## Source excerpt

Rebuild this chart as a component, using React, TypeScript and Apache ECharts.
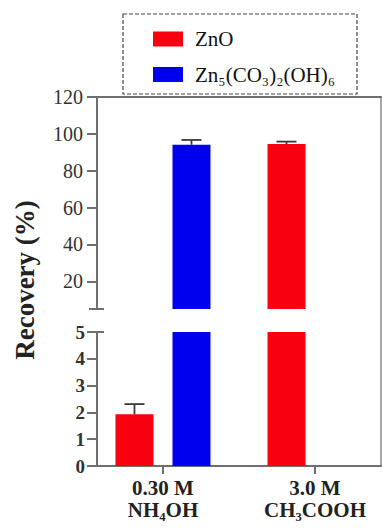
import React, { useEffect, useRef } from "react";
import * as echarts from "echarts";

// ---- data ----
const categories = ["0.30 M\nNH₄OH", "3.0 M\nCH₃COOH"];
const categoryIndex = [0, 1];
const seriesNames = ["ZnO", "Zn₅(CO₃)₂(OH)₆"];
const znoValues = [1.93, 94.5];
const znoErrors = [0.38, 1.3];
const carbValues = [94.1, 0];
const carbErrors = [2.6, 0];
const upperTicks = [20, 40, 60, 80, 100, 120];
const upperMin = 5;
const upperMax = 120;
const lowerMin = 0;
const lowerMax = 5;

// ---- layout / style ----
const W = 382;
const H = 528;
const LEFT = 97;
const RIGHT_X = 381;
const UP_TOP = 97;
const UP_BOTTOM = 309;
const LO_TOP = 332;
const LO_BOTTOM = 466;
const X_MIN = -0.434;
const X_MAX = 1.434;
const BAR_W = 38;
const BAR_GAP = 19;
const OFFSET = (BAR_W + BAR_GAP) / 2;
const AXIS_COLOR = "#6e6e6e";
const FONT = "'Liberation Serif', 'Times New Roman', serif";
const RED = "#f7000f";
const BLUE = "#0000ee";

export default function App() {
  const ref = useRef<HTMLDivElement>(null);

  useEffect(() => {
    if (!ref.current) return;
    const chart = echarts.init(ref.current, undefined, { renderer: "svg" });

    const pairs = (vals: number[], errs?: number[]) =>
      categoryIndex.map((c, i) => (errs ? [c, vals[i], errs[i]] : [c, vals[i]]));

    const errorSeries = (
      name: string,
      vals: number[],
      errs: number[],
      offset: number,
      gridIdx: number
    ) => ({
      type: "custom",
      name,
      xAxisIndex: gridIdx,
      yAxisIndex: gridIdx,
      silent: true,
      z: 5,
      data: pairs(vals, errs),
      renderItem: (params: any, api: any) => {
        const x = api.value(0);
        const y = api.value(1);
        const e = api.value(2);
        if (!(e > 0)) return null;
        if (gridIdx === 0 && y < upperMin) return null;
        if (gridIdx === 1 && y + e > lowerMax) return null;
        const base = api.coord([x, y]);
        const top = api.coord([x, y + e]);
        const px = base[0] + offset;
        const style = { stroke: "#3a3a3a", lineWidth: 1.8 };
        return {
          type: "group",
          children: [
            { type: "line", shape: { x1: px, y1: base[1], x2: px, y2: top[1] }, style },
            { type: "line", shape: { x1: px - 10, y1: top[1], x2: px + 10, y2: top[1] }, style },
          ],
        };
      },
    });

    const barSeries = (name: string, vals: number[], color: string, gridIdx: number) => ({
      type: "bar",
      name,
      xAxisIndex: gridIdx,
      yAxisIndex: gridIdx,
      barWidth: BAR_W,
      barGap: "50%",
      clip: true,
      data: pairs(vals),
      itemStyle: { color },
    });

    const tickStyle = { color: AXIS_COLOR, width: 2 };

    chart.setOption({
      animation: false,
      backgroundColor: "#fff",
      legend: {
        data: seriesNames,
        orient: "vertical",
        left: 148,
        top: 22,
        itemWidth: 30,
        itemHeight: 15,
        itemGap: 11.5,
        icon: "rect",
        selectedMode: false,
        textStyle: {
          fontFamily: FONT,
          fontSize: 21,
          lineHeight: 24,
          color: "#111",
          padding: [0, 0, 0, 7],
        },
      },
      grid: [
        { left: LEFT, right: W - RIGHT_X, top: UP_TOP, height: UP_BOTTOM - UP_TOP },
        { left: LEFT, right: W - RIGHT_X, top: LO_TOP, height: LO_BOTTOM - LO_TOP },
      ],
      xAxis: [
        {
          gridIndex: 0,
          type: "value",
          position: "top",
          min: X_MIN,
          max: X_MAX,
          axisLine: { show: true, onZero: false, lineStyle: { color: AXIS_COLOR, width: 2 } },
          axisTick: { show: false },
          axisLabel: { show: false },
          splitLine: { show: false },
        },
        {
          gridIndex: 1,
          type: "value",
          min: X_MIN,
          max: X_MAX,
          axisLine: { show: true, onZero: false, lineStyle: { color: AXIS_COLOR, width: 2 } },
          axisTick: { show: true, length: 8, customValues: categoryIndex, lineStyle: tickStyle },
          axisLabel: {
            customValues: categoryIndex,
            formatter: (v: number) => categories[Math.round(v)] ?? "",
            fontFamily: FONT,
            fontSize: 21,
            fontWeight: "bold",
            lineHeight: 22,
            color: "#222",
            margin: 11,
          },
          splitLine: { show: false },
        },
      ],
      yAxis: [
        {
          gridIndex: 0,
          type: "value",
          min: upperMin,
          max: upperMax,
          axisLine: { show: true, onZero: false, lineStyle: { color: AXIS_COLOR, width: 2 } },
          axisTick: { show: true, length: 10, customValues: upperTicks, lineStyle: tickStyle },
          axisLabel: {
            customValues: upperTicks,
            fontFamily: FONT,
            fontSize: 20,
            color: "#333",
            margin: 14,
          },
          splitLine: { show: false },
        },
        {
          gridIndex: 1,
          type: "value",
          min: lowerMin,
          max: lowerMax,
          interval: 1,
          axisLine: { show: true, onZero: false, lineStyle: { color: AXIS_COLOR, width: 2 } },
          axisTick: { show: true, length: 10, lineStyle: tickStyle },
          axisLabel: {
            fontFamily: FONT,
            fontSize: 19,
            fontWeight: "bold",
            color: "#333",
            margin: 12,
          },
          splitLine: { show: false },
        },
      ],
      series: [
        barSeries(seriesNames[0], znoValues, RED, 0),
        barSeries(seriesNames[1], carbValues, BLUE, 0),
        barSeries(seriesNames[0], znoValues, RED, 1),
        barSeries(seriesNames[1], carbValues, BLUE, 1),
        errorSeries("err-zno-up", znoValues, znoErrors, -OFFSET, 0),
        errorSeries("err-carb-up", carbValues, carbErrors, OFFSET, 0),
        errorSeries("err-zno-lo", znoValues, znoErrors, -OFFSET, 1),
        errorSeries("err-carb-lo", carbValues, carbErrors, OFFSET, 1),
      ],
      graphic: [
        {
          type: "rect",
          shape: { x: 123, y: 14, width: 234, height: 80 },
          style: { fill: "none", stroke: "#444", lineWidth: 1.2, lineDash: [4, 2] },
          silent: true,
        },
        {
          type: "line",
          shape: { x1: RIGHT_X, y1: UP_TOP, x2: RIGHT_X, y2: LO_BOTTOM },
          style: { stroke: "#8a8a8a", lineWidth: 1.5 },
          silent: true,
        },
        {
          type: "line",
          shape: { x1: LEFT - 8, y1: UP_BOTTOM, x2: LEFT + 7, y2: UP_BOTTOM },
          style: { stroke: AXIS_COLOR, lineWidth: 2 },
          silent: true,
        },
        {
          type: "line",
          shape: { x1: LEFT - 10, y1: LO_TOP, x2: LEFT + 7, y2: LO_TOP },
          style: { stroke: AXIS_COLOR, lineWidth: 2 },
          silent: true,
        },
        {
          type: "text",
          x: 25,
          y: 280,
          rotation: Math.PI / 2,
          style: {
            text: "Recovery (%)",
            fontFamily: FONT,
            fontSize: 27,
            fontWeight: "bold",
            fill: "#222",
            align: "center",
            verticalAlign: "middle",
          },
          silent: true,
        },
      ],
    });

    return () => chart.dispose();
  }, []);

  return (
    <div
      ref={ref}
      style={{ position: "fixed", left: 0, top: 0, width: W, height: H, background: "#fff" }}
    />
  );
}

## Problem to solve
Retype the whole listing, keeping every line identical and omitting all pictures.

## Output below
Rebuild this chart as a component, using React, TypeScript and Apache ECharts.
import React, { useEffect, useRef } from "react";
import * as echarts from "echarts";

// ---- data ----
const categories = ["0.30 M\nNH₄OH", "3.0 M\nCH₃COOH"];
const categoryIndex = [0, 1];
const seriesNames = ["ZnO", "Zn₅(CO₃)₂(OH)₆"];
const znoValues = [1.93, 94.5];
const znoErrors = [0.38, 1.3];
const carbValues = [94.1, 0];
const carbErrors = [2.6, 0];
const upperTicks = [20, 40, 60, 80, 100, 120];
const upperMin = 5;
const upperMax = 120;
const lowerMin = 0;
const lowerMax = 5;

// ---- layout / style ----
const W = 382;
const H = 528;
const LEFT = 97;
const RIGHT_X = 381;
const UP_TOP = 97;
const UP_BOTTOM = 309;
const LO_TOP = 332;
const LO_BOTTOM = 466;
const X_MIN = -0.434;
const X_MAX = 1.434;
const BAR_W = 38;
const BAR_GAP = 19;
const OFFSET = (BAR_W + BAR_GAP) / 2;
const AXIS_COLOR = "#6e6e6e";
const FONT = "'Liberation Serif', 'Times New Roman', serif";
const RED = "#f7000f";
const BLUE = "#0000ee";

export default function App() {
  const ref = useRef<HTMLDivElement>(null);

  useEffect(() => {
    if (!ref.current) return;
    const chart = echarts.init(ref.current, undefined, { renderer: "svg" });

    const pairs = (vals: number[], errs?: number[]) =>
      categoryIndex.map((c, i) => (errs ? [c, vals[i], errs[i]] : [c, vals[i]]));

    const errorSeries = (
      name: string,
      vals: number[],
      errs: number[],
      offset: number,
      gridIdx: number
    ) => ({
      type: "custom",
      name,
      xAxisIndex: gridIdx,
      yAxisIndex: gridIdx,
      silent: true,
      z: 5,
      data: pairs(vals, errs),
      renderItem: (params: any, api: any) => {
        const x = api.value(0);
        const y = api.value(1);
        const e = api.value(2);
        if (!(e > 0)) return null;
        if (gridIdx === 0 && y < upperMin) return null;
        if (gridIdx === 1 && y + e > lowerMax) return null;
        const base = api.coord([x, y]);
        const top = api.coord([x, y + e]);
        const px = base[0] + offset;
        const style = { stroke: "#3a3a3a", lineWidth: 1.8 };
        return {
          type: "group",
          children: [
            { type: "line", shape: { x1: px, y1: base[1], x2: px, y2: top[1] }, style },
            { type: "line", shape: { x1: px - 10, y1: top[1], x2: px + 10, y2: top[1] }, style },
          ],
        };
      },
    });

    const barSeries = (name: string, vals: number[], color: string, gridIdx: number) => ({
      type: "bar",
      name,
      xAxisIndex: gridIdx,
      yAxisIndex: gridIdx,
      barWidth: BAR_W,
      barGap: "50%",
      clip: true,
      data: pairs(vals),
      itemStyle: { color },
    });

    const tickStyle = { color: AXIS_COLOR, width: 2 };

    chart.setOption({
      animation: false,
      backgroundColor: "#fff",
      legend: {
        data: seriesNames,
        orient: "vertical",
        left: 148,
        top: 22,
        itemWidth: 30,
        itemHeight: 15,
        itemGap: 11.5,
        icon: "rect",
        selectedMode: false,
        textStyle: {
          fontFamily: FONT,
          fontSize: 21,
          lineHeight: 24,
          color: "#111",
          padding: [0, 0, 0, 7],
        },
      },
      grid: [
        { left: LEFT, right: W - RIGHT_X, top: UP_TOP, height: UP_BOTTOM - UP_TOP },
        { left: LEFT, right: W - RIGHT_X, top: LO_TOP, height: LO_BOTTOM - LO_TOP },
      ],
      xAxis: [
        {
          gridIndex: 0,
          type: "value",
          position: "top",
          min: X_MIN,
          max: X_MAX,
          axisLine: { show: true, onZero: false, lineStyle: { color: AXIS_COLOR, width: 2 } },
          axisTick: { show: false },
          axisLabel: { show: false },
          splitLine: { show: false },
        },
        {
          gridIndex: 1,
          type: "value",
          min: X_MIN,
          max: X_MAX,
          axisLine: { show: true, onZero: false, lineStyle: { color: AXIS_COLOR, width: 2 } },
          axisTick: { show: true, length: 8, customValues: categoryIndex, lineStyle: tickStyle },
          axisLabel: {
            customValues: categoryIndex,
            formatter: (v: number) => categories[Math.round(v)] ?? "",
            fontFamily: FONT,
            fontSize: 21,
            fontWeight: "bold",
            lineHeight: 22,
            color: "#222",
            margin: 11,
          },
          splitLine: { show: false },
        },
      ],
      yAxis: [
        {
          gridIndex: 0,
          type: "value",
          min: upperMin,
          max: upperMax,
          axisLine: { show: true, onZero: false, lineStyle: { color: AXIS_COLOR, width: 2 } },
          axisTick: { show: true, length: 10, customValues: upperTicks, lineStyle: tickStyle },
          axisLabel: {
            customValues: upperTicks,
            fontFamily: FONT,
            fontSize: 20,
            color: "#333",
            margin: 14,
          },
          splitLine: { show: false },
        },
        {
          gridIndex: 1,
          type: "value",
          min: lowerMin,
          max: lowerMax,
          interval: 1,
          axisLine: { show: true, onZero: false, lineStyle: { color: AXIS_COLOR, width: 2 } },
          axisTick: { show: true, length: 10, lineStyle: tickStyle },
          axisLabel: {
            fontFamily: FONT,
            fontSize: 19,
            fontWeight: "bold",
            color: "#333",
            margin: 12,
          },
          splitLine: { show: false },
        },
      ],
      series: [
        barSeries(seriesNames[0], znoValues, RED, 0),
        barSeries(seriesNames[1], carbValues, BLUE, 0),
        barSeries(seriesNames[0], znoValues, RED, 1),
        barSeries(seriesNames[1], carbValues, BLUE, 1),
        errorSeries("err-zno-up", znoValues, znoErrors, -OFFSET, 0),
        errorSeries("err-carb-up", carbValues, carbErrors, OFFSET, 0),
        errorSeries("err-zno-lo", znoValues, znoErrors, -OFFSET, 1),
        errorSeries("err-carb-lo", carbValues, carbErrors, OFFSET, 1),
      ],
      graphic: [
        {
          type: "rect",
          shape: { x: 123, y: 14, width: 234, height: 80 },
          style: { fill: "none", stroke: "#444", lineWidth: 1.2, lineDash: [4, 2] },
          silent: true,
        },
        {
          type: "line",
          shape: { x1: RIGHT_X, y1: UP_TOP, x2: RIGHT_X, y2: LO_BOTTOM },
          style: { stroke: "#8a8a8a", lineWidth: 1.5 },
          silent: true,
        },
        {
          type: "line",
          shape: { x1: LEFT - 8, y1: UP_BOTTOM, x2: LEFT + 7, y2: UP_BOTTOM },
          style: { stroke: AXIS_COLOR, lineWidth: 2 },
          silent: true,
        },
        {
          type: "line",
          shape: { x1: LEFT - 10, y1: LO_TOP, x2: LEFT + 7, y2: LO_TOP },
          style: { stroke: AXIS_COLOR, lineWidth: 2 },
          silent: true,
        },
        {
          type: "text",
          x: 25,
          y: 280,
          rotation: Math.PI / 2,
          style: {
            text: "Recovery (%)",
            fontFamily: FONT,
            fontSize: 27,
            fontWeight: "bold",
            fill: "#222",
            align: "center",
            verticalAlign: "middle",
          },
          silent: true,
        },
      ],
    });

    return () => chart.dispose();
  }, []);

  return (
    <div
      ref={ref}
      style={{ position: "fixed", left: 0, top: 0, width: W, height: H, background: "#fff" }}
    />
  );
}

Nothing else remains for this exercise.